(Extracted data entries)
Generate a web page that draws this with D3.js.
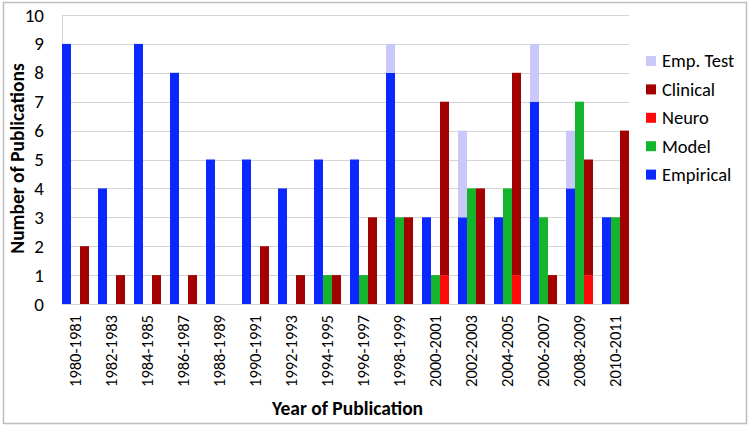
<!DOCTYPE html>
<html>
    <head>
        <meta charset="utf-8">
        <title>Publications by year</title>
        <script type="text/javascript" src="https://cdn.jsdelivr.net/npm/d3@7"></script>
        <style>
            body { margin: 0; background: #fff; }
            text { font-family: Carlito, Lato, "Liberation Sans", sans-serif; }
        </style>
    </head>
    <body>
        <script type="text/javascript">
            var periods = ['1980-1981', '1982-1983', '1984-1985', '1986-1987', '1988-1989', '1990-1991',
                '1992-1993', '1994-1995', '1996-1997', '1998-1999', '2000-2001', '2002-2003',
                '2004-2005', '2006-2007', '2008-2009', '2010-2011'];
            var empirical = [9, 4, 9, 8, 5, 5, 4, 5, 5, 8, 3, 3, 3, 7, 4, 3];
            var empTest   = [0, 0, 0, 0, 0, 0, 0, 0, 0, 1, 0, 3, 0, 2, 2, 0];
            var model     = [0, 0, 0, 0, 0, 0, 0, 1, 1, 3, 1, 4, 4, 3, 7, 3];
            var neuro     = [0, 0, 0, 0, 0, 0, 0, 0, 0, 0, 1, 0, 1, 0, 1, 0];
            var clinical  = [2, 1, 1, 1, 0, 2, 1, 1, 3, 3, 6, 4, 7, 1, 4, 6];
            var yTicks = [0, 1, 2, 3, 4, 5, 6, 7, 8, 9, 10];

            var legendItems = [
                {name: 'Emp. Test', color: '#c8c8fa'},
                {name: 'Clinical', color: '#a30000'},
                {name: 'Neuro', color: '#ff0a0a'},
                {name: 'Model', color: '#14b42d'},
                {name: 'Empirical', color: '#0a28ff'}
            ];
            var colorOf = {};
            legendItems.forEach(function(d) { colorOf[d.name] = d.color; });

            // three columns per period: blue (empirical + test), green (model), red (neuro + clinical)
            var columns = [
                [{name: 'Empirical', vals: empirical}, {name: 'Emp. Test', vals: empTest}],
                [{name: 'Model', vals: model}],
                [{name: 'Neuro', vals: neuro}, {name: 'Clinical', vals: clinical}]
            ];

            var W = 750, H = 428;
            var plot = {left: 62, right: 629, top: 15, bottom: 304};

            var svg = d3.select('body').append('svg')
                .attr('width', W)
                .attr('height', H);

            svg.append('rect')
                .attr('x', 3.5).attr('y', 2.5)
                .attr('width', 743).attr('height', 421)
                .attr('fill', '#fff')
                .attr('stroke', '#bdbdbd')
                .attr('stroke-width', 1.5);

            var x = d3.scaleBand()
                .domain(periods)
                .range([plot.left, plot.right])
                .paddingInner(0.25)
                .paddingOuter(0);

            var sub = d3.scaleBand()
                .domain([0, 1, 2])
                .range([0, x.bandwidth()]);

            var y = d3.scaleLinear()
                .domain([0, 10])
                .range([plot.bottom, plot.top]);

            // gridlines
            svg.append('g')
                .selectAll('line')
                .data(yTicks)
                .enter().append('line')
                .attr('x1', plot.left).attr('x2', plot.right)
                .attr('y1', function(d) { return Math.round(y(d)) + 0.5; })
                .attr('y2', function(d) { return Math.round(y(d)) + 0.5; })
                .attr('stroke', '#d4d4d4')
                .attr('stroke-width', 1);

            svg.append('line')
                .attr('x1', plot.left + 0.5).attr('x2', plot.left + 0.5)
                .attr('y1', plot.top).attr('y2', plot.bottom)
                .attr('stroke', '#d4d4d4');

            // bars
            var bars = svg.append('g');
            periods.forEach(function(p, i) {
                columns.forEach(function(col, c) {
                    var base = 0;
                    col.forEach(function(s) {
                        var v = s.vals[i];
                        if (v > 0) {
                            bars.append('rect')
                                .attr('x', x(p) + sub(c))
                                .attr('width', sub.bandwidth())
                                .attr('y', y(base + v))
                                .attr('height', y(base) - y(base + v))
                                .attr('fill', colorOf[s.name]);
                        }
                        base += v;
                    });
                });
            });

            // y axis labels
            var yAxis = svg.append('g')
                .attr('transform', 'translate(' + plot.left + ',0)')
                .call(d3.axisLeft(y).tickValues(yTicks).tickSize(0).tickPadding(18));
            yAxis.select('.domain').remove();
            yAxis.selectAll('text')
                .style('font-size', '19px')
                .attr('fill', '#000');

            // x axis labels
            var xAxis = svg.append('g')
                .attr('transform', 'translate(0,' + plot.bottom + ')')
                .call(d3.axisBottom(x).tickSize(0));
            xAxis.select('.domain').remove();
            xAxis.selectAll('text')
                .attr('transform', 'rotate(-90)')
                .attr('x', -11)
                .attr('y', 0)
                .attr('dy', '0.35em')
                .style('text-anchor', 'end')
                .style('font-size', '16.5px')
                .attr('fill', '#000');

            // axis titles
            svg.append('text')
                .attr('x', (plot.left + plot.right) / 2 + 2)
                .attr('y', 415)
                .attr('text-anchor', 'middle')
                .style('font-size', '19.5px')
                .style('font-weight', 'bold')
                .text('Year of Publication');

            svg.append('text')
                .attr('transform', 'translate(24,' + ((plot.top + plot.bottom) / 2 - 1) + ') rotate(-90)')
                .attr('text-anchor', 'middle')
                .style('font-size', '19.5px')
                .style('font-weight', 'bold')
                .text('Number of Publications');

            // legend
            var legend = svg.append('g')
                .attr('transform', 'translate(646,61)');
            var item = legend.selectAll('g')
                .data(legendItems)
                .enter().append('g')
                .attr('transform', function(d, i) { return 'translate(0,' + (i * 28.4) + ')'; });
            item.append('rect')
                .attr('x', 0).attr('y', -5)
                .attr('width', 10).attr('height', 10)
                .attr('fill', function(d) { return d.color; });
            item.append('text')
                .attr('x', 16).attr('y', 0)
                .attr('dy', '0.35em')
                .style('font-size', '18.5px')
                .text(function(d) { return d.name; });
        </script>
    </body>
</html>
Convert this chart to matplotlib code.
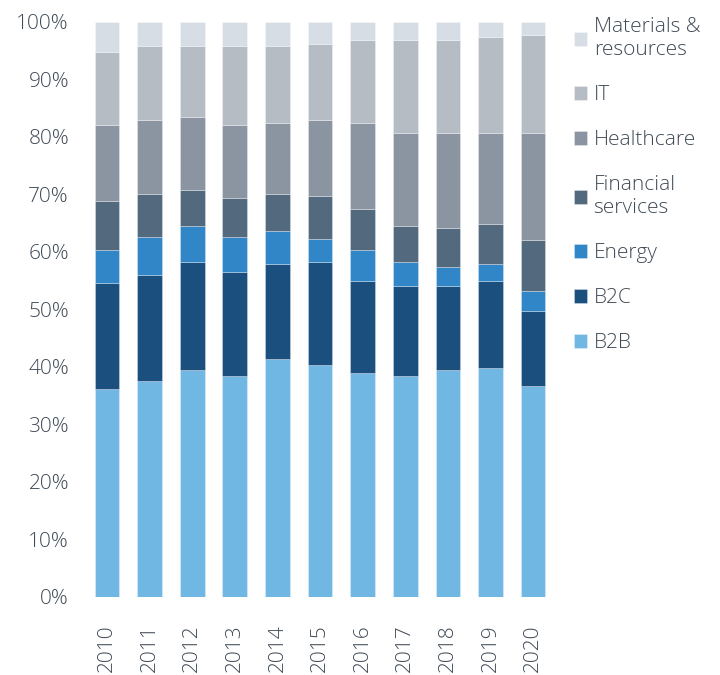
import matplotlib
matplotlib.use("Agg")
import matplotlib.pyplot as plt
import numpy as np

years = ["2010", "2011", "2012", "2013", "2014", "2015", "2016", "2017", "2018", "2019", "2020"]
b2b = [36.1, 37.5, 39.4, 38.5, 41.3, 40.4, 39.0, 38.5, 39.4, 39.9, 36.6]
b2c = [18.5, 18.4, 18.9, 18.0, 16.6, 17.9, 16.0, 15.5, 14.6, 15.1, 13.2]
energy = [5.7, 6.7, 6.2, 6.1, 5.7, 3.9, 5.3, 4.3, 3.4, 2.9, 3.4]
financial = [8.5, 7.5, 6.2, 6.7, 6.5, 7.5, 7.1, 6.2, 6.7, 7.0, 8.9]
healthcare = [13.3, 12.9, 12.8, 12.8, 12.4, 13.3, 15.1, 16.1, 16.5, 15.7, 18.5]
it = [12.7, 12.8, 12.3, 13.7, 13.3, 13.2, 14.3, 16.2, 16.2, 16.7, 17.1]
materials = [5.2, 4.2, 4.2, 4.2, 4.2, 3.8, 3.2, 3.2, 3.2, 2.7, 2.3]

series_names = ["B2B", "B2C", "Energy", "Financial\nservices", "Healthcare", "IT", "Materials &\nresources"]
series_vals = [b2b, b2c, energy, financial, healthcare, it, materials]
colors = ["#71B7E3", "#1A4F7E", "#3186C8", "#52697E", "#8B95A1", "#B6BCC3", "#D7DDE5"]

plt.rcParams['font.family'] = ['Open Sans', 'DejaVu Sans']
plt.rcParams['font.weight'] = 'light'
text_color = "#3F4A56"

fig = plt.figure(figsize=(7.2, 6.75), dpi=100)
ax = fig.add_axes([0.119, 0.1156, 0.651, 0.852])

x = np.arange(len(years))
bottom = np.zeros(len(years))
handles = []
for name, vals, c in zip(series_names, series_vals, colors):
    v = np.array(vals)
    h = ax.bar(x, v, bottom=bottom, width=0.58, color=c, edgecolor=(1, 1, 1, 0.35),
               linewidth=0.6, label=name)
    handles.append(h)
    bottom += v

ax.set_xlim(-0.5, len(years) - 0.5)
ax.set_ylim(0, 100)
ax.set_yticks(np.arange(0, 101, 10))
ax.set_yticklabels([f"{v}%" for v in range(0, 101, 10)])
ax.set_xticks(x)
ax.set_xticklabels(years, rotation=90)
for s in ax.spines.values():
    s.set_visible(False)
ax.tick_params(axis='y', length=0, pad=12, labelsize=15, labelcolor=text_color)
ax.tick_params(axis='x', length=0, pad=20, labelsize=15, labelcolor=text_color)

leg = fig.legend(handles[::-1], series_names[::-1], loc='upper left',
                 bbox_to_anchor=(0.797, 0.975), frameon=False, fontsize=15,
                 handlelength=0.65, handleheight=0.65, handletextpad=0.3,
                 labelspacing=1.2, labelcolor=text_color, borderaxespad=0,
                 borderpad=0)

fig.savefig("out.png", dpi=100)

**Exercise:** Pictures excluded, repeat the records exactly from their opening line through the line containing "7, 8, 9, 10];".

**Output:**
Generate a web page that draws this with D3.js.
<!DOCTYPE html>
<html>
    <head>
        <meta charset="utf-8">
        <title>Publications by year</title>
        <script type="text/javascript" src="https://cdn.jsdelivr.net/npm/d3@7"></script>
        <style>
            body { margin: 0; background: #fff; }
            text { font-family: Carlito, Lato, "Liberation Sans", sans-serif; }
        </style>
    </head>
    <body>
        <script type="text/javascript">
            var periods = ['1980-1981', '1982-1983', '1984-1985', '1986-1987', '1988-1989', '1990-1991',
                '1992-1993', '1994-1995', '1996-1997', '1998-1999', '2000-2001', '2002-2003',
                '2004-2005', '2006-2007', '2008-2009', '2010-2011'];
            var empirical = [9, 4, 9, 8, 5, 5, 4, 5, 5, 8, 3, 3, 3, 7, 4, 3];
            var empTest   = [0, 0, 0, 0, 0, 0, 0, 0, 0, 1, 0, 3, 0, 2, 2, 0];
            var model     = [0, 0, 0, 0, 0, 0, 0, 1, 1, 3, 1, 4, 4, 3, 7, 3];
            var neuro     = [0, 0, 0, 0, 0, 0, 0, 0, 0, 0, 1, 0, 1, 0, 1, 0];
            var clinical  = [2, 1, 1, 1, 0, 2, 1, 1, 3, 3, 6, 4, 7, 1, 4, 6];
            var yTicks = [0, 1, 2, 3, 4, 5, 6, 7, 8, 9, 10];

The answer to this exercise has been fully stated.